The NFL’s PED policy has been labeled a bit harsh over the years, with many players receiving random drug testing after amazing performances on the field. For example, punter Pat McAfee was given a notification for a random test after hitting a 65-yard punt in the preseason and a hell of a tackle on a return. Safety Julian Blackmon had a great rookie year in 2020 and received three “random” tests in a single week. So what exactly is the NFL’s PED policy and how are players punished for violating it?
NFL’s PED policy
The NFL’s PED policy prohibits the use of anabolic or androgenic steroids, including exogenous testosterone. This includes any type of steroid that anyone can purchase online. Stimulants and human/animal growth hormones (both natural and synthetic) are also illegal. Under the PED policy, players, coaches, athletic trainers, and agents are not allowed to supply, use, or encourage the use of PEDs.
The PED policy is in place because the league finds them to threaten the fairness and integrity of the game, as not everyone is willing to use them and it can give a physical advantage to the users.

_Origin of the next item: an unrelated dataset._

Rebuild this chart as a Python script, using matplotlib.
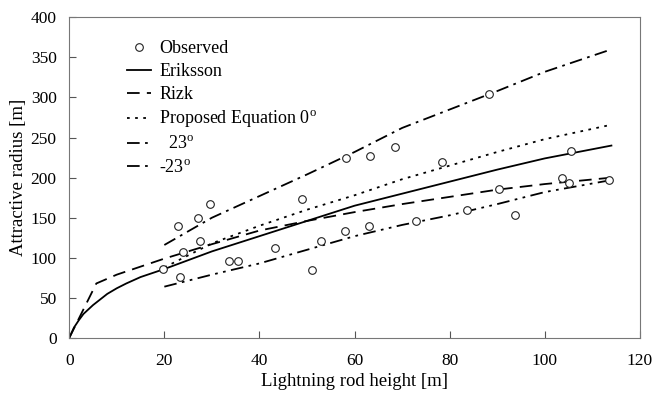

Most violations of the PED policy come from urine samples during both scheduled and random testing. A first violation of the policy can warrant up to a six-game suspension without pay (the average is usually four games). The use of a masking agent is a two-game suspension. The use of steroids, stimulants, or HGH is a four-game suspension. Any attempt to manipulate a test is six games. A second violation is 10 games and a third violation can be a season-long suspension, sometimes two.
If a player fails a test during the offseason, there are usually no suspensions, but the league does make them complete a substance abuse program. Players can appeal any suspension and commissioner Roger Goodell has a final ruling.
The recreational drug policy (marijuana, alcohol, etc) falls under a different guideline and is sometimes confused for the PED policy. With more states legalizing marijuana, the NFL has tweaked the policy accordingly. Between April 20th (4/20) and August 9th, the NFL does not test for weed. The THC threshold for a positive test has also been increased by almost 400%.
The first violation of this policy warrants going through the NFL’s drug program. A second violation is a two-game fine, the third is a four-game fine, the fourth is a four-game suspension, the fifth time is 10 games, and a sixth violation is a year-long suspension. WR Josh Gordon may just be the most popular player to have failed the recreational drug policy numerous times.